The Parkinson's Institute
are Honored with Major Awards
The Parkinson's Institute - the nation's leader in Parkinson's disease (PD) research and patient care - is pleased to announce that Dr. J. William Langston and Dr. Caroline M. Tanner have been honored with major awards of recognition for their work in the Parkinson's disease field.
Dr. Langston receives The Pritzker Award
Dr. Langston - CEO, Scientific Director and clinician at The Parkinson's Institute - has been awarded the Robert M. Pritzker Award by the Michael J. Fox Foundation for his lifetime leadership in the Parkinson's disease (PD) field. The award was presented by Mr. Fox in New York City on April 6, 2012.
In accepting the Pritzker Award, Dr. Langston remarked, "As someone who has spent their career working on Parkinson's disease, I am honored and inspired to have been selected for the Pritzker Prize. Having had the opportunity of knowing Bob Pritzker makes this Prize all the more meaningful. Indeed, it adds a powerful incentive to all of us here at the Parkinson's Institute to accelerate our efforts more than ever to solve this most difficult disease."
Dr. Langston founded the Parkinson's Institute to create an environment that takes an integrated approach to basic and clinical research and patient care. The Parkinson's Institute is the only independent, nonprofit Institute in the United States that combines patient care and research. The Institute is focused solely on Parkinson's disease - including patient care and research into the cause of and cure for this disease.
During his career, Dr. Langston has made fundamental contributions to the understanding of the role of environmental factors in the onset and progression of Parkinson's disease. Since his landmark discovery of the biological effects of MPTP, a neurotoxin widely used in the study of Parkinson's disease, Dr. Langston continues to work toward a cure through research on the study of mechanisms of neuronal degeneration, the etiology of Parkinson's disease, and the development of new strategies to slow or halt disease progression.

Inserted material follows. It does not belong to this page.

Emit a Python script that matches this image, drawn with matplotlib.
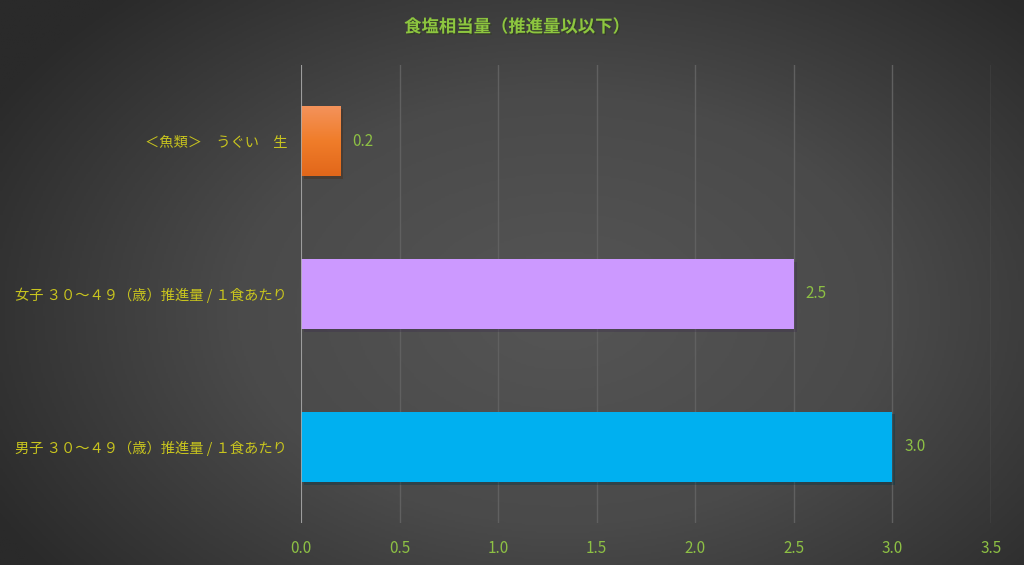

He is the author or co-author of more than 350 publications in the field that have lead to greater understanding of Parkinson's disease and progress towards a cure.
This prestigious prize is named in honor of the late Robert A. Pritzker, a renowned industrialist, entrepreneur and philanthropist who died from Parkinson's disease.
Dr. Tanner Honored as 2012 Movement Disorders Researcher
Dr. Tanner, Director of Clinical Research and clinician at The Parkinson's Institute, has been awarded the 2012 Movement Disorders Research Award by the American Academy of Neurology (AAN).
Notedly, Dr. Tanner is the first woman to ever receive this prestigious award.
"I am honored to receive this recognition from the American Academy of Neurology, an organization that has been important to my career since my residency," said Dr. Tanner. "With my colleagues at the Parkinson's Institute and our many collaborators world-wide, I have dedicated my career to understanding the causes of Parkinson's disease and to developing better treatments, with the future goal of applying this knowledge to prevent or cure Parkinson's disease. Parkinson's disease is already the second most common neurodegenerative disease in developed countries. It will become increasingly common worldwide in this century,highlighting the urgency of our task. Ultimately, my research is inspired by the courage and insight of my patients, who are always foremost in my mind."
This prize is being given in recognition of her outstanding achievements in movement disorders research - the area of neurology that deals with Parkinson's disease most specifically. The Award is given annually, recognizing outstanding achievement in the field.
The Award is sponsored by the American Academy of Neurology, the Parkinson's disease Foundation and the Academy's Movement Disorders Section and endowed by the Parkinson's Disease Foundation.